- _Written exercise_
Find how many lines of the listing below include the word "that", then report the number by itself.

- _Entries provided_
•••
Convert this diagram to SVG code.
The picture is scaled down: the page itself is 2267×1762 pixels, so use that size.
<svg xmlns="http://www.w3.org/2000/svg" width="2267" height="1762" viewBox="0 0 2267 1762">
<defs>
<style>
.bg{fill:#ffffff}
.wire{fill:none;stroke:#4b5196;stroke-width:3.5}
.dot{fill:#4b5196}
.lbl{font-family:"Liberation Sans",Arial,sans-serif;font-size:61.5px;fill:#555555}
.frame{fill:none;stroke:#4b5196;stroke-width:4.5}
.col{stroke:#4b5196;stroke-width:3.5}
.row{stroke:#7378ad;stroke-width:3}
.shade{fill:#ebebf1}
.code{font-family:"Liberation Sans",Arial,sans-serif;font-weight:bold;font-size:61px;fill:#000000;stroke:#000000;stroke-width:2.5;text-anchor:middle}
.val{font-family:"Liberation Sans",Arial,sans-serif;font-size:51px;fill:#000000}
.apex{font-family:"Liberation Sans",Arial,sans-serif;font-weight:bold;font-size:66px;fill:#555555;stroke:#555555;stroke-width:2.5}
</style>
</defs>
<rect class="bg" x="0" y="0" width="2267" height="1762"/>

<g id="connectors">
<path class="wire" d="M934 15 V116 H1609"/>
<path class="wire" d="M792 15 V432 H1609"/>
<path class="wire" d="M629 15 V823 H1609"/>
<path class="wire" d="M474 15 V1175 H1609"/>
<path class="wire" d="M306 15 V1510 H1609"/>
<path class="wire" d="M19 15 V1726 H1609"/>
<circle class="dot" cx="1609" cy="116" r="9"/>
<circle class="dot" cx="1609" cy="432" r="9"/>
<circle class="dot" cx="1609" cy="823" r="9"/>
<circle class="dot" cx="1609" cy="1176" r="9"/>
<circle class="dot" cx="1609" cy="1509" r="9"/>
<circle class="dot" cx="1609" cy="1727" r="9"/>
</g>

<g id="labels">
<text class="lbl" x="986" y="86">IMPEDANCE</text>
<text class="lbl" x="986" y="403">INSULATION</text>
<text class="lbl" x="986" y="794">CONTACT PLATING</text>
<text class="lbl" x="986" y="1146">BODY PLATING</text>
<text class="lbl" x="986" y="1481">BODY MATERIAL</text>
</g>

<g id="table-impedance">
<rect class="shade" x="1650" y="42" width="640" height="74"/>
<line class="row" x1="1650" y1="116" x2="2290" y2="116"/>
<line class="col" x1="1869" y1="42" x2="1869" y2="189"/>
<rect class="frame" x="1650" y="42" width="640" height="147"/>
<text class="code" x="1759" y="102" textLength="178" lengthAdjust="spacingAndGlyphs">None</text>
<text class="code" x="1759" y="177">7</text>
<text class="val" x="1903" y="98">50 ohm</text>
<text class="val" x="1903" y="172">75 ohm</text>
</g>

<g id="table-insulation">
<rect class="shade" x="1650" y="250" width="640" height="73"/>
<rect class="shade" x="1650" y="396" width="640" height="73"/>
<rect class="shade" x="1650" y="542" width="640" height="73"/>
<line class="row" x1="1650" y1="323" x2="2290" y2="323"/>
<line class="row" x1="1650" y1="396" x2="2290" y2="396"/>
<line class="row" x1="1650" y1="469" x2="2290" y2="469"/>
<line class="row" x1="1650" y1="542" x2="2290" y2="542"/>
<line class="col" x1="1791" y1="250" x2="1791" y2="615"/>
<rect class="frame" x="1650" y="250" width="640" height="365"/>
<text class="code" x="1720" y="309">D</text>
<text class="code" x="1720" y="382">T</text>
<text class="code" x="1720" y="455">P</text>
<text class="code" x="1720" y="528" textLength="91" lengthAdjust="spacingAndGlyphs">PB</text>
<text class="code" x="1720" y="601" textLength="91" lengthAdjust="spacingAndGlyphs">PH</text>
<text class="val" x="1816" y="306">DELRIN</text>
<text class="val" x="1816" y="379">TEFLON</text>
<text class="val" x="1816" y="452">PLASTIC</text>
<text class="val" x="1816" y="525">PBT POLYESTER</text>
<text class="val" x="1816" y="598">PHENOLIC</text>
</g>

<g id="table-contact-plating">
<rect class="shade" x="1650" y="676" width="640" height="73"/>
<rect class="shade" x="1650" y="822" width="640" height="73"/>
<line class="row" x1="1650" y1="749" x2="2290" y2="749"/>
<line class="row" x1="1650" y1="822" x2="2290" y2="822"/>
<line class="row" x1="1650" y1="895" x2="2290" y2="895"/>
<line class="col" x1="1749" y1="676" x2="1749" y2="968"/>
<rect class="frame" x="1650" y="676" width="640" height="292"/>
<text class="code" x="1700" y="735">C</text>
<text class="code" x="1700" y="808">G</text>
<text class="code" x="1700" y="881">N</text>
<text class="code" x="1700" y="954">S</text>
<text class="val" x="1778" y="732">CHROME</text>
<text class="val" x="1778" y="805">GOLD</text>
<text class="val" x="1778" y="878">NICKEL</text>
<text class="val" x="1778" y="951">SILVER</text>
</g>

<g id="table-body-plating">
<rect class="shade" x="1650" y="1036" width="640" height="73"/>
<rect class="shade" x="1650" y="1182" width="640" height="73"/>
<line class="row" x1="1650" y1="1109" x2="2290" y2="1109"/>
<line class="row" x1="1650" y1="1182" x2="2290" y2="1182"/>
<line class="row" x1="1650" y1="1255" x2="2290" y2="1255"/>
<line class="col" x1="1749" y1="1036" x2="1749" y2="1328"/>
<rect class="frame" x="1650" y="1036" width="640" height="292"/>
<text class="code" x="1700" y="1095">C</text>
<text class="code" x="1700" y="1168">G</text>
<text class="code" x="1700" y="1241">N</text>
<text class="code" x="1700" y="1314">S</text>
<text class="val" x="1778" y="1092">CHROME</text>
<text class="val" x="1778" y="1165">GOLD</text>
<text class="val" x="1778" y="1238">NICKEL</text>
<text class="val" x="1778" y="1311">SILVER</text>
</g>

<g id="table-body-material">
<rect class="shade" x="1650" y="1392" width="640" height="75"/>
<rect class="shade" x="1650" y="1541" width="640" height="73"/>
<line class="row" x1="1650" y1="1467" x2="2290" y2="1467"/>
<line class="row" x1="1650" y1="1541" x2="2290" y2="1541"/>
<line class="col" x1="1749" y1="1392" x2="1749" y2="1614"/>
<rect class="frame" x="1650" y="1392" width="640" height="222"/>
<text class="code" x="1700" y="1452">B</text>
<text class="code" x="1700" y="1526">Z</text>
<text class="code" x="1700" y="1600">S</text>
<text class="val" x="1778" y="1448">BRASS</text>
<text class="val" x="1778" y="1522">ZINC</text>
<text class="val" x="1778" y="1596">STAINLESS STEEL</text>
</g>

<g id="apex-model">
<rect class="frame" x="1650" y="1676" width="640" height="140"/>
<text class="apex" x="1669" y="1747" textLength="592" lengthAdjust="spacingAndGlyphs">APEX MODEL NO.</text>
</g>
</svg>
•••
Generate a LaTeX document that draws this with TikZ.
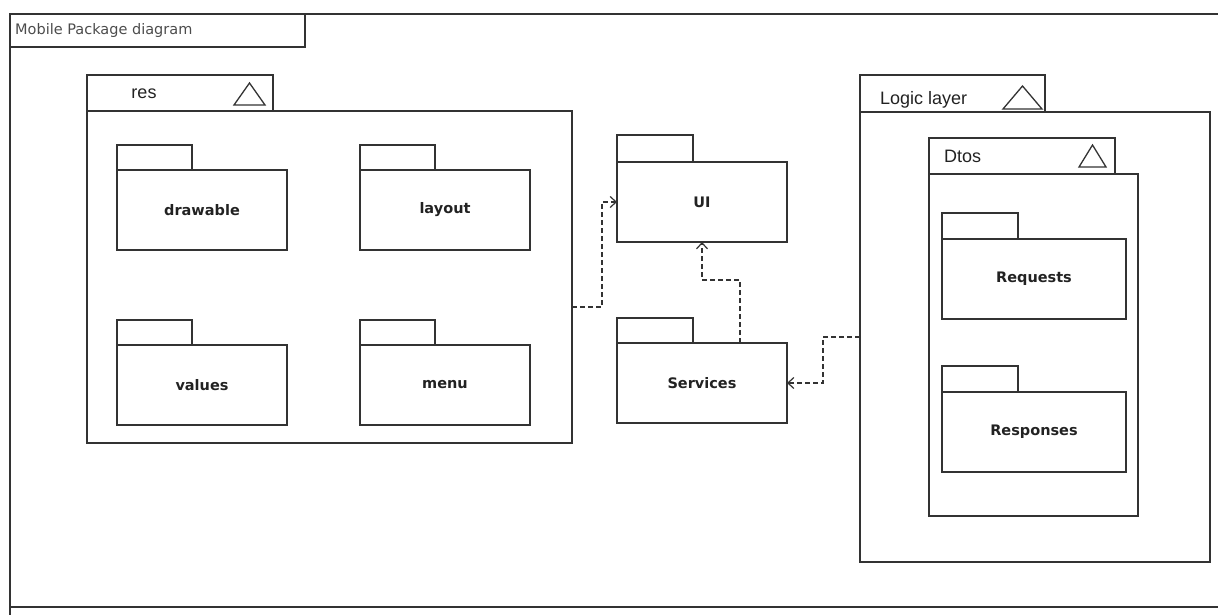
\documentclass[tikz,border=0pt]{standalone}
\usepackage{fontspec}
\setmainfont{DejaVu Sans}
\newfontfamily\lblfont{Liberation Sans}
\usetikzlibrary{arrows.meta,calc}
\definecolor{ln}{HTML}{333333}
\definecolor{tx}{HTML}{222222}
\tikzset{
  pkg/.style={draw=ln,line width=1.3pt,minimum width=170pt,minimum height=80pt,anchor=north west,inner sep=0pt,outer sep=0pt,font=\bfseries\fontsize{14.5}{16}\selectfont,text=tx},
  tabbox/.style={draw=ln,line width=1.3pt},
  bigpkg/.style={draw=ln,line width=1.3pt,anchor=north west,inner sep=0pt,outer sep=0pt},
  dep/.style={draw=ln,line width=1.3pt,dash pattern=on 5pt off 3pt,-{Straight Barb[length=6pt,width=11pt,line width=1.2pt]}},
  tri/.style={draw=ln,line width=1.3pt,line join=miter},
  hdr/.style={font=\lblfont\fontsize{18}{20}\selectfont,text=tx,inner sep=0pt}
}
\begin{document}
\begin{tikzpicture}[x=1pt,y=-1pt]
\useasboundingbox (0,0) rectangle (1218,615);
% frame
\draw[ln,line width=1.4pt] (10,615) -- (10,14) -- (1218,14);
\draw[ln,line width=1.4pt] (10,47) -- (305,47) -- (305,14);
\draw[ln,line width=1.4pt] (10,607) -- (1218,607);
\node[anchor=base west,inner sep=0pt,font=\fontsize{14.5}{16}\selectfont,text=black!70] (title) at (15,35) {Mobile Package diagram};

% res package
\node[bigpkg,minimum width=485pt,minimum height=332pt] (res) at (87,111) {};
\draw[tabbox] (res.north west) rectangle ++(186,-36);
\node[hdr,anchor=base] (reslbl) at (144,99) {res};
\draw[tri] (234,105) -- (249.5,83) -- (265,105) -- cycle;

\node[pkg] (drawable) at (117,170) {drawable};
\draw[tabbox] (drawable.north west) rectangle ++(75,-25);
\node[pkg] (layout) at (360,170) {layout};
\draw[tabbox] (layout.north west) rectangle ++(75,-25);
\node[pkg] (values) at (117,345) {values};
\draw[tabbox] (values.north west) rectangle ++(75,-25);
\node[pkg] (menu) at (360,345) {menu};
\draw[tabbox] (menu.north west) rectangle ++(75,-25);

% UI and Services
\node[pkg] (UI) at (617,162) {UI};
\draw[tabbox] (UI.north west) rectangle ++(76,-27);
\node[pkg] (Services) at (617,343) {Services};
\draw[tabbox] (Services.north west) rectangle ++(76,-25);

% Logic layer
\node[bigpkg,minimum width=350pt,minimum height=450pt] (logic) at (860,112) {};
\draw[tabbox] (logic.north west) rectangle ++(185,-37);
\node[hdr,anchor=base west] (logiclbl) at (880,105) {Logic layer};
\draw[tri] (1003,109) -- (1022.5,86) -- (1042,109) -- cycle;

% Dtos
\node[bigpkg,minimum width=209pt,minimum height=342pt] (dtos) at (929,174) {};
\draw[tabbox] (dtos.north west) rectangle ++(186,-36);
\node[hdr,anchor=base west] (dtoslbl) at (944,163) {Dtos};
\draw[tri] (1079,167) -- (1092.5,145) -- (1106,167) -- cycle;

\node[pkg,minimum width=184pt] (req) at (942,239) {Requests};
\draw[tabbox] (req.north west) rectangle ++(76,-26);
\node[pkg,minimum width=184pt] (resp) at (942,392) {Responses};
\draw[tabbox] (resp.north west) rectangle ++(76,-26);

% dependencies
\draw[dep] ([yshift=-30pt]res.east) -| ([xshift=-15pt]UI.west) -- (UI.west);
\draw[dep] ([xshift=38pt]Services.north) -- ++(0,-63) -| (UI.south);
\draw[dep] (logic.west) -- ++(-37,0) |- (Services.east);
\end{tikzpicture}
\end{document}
•••
- _Task output_
2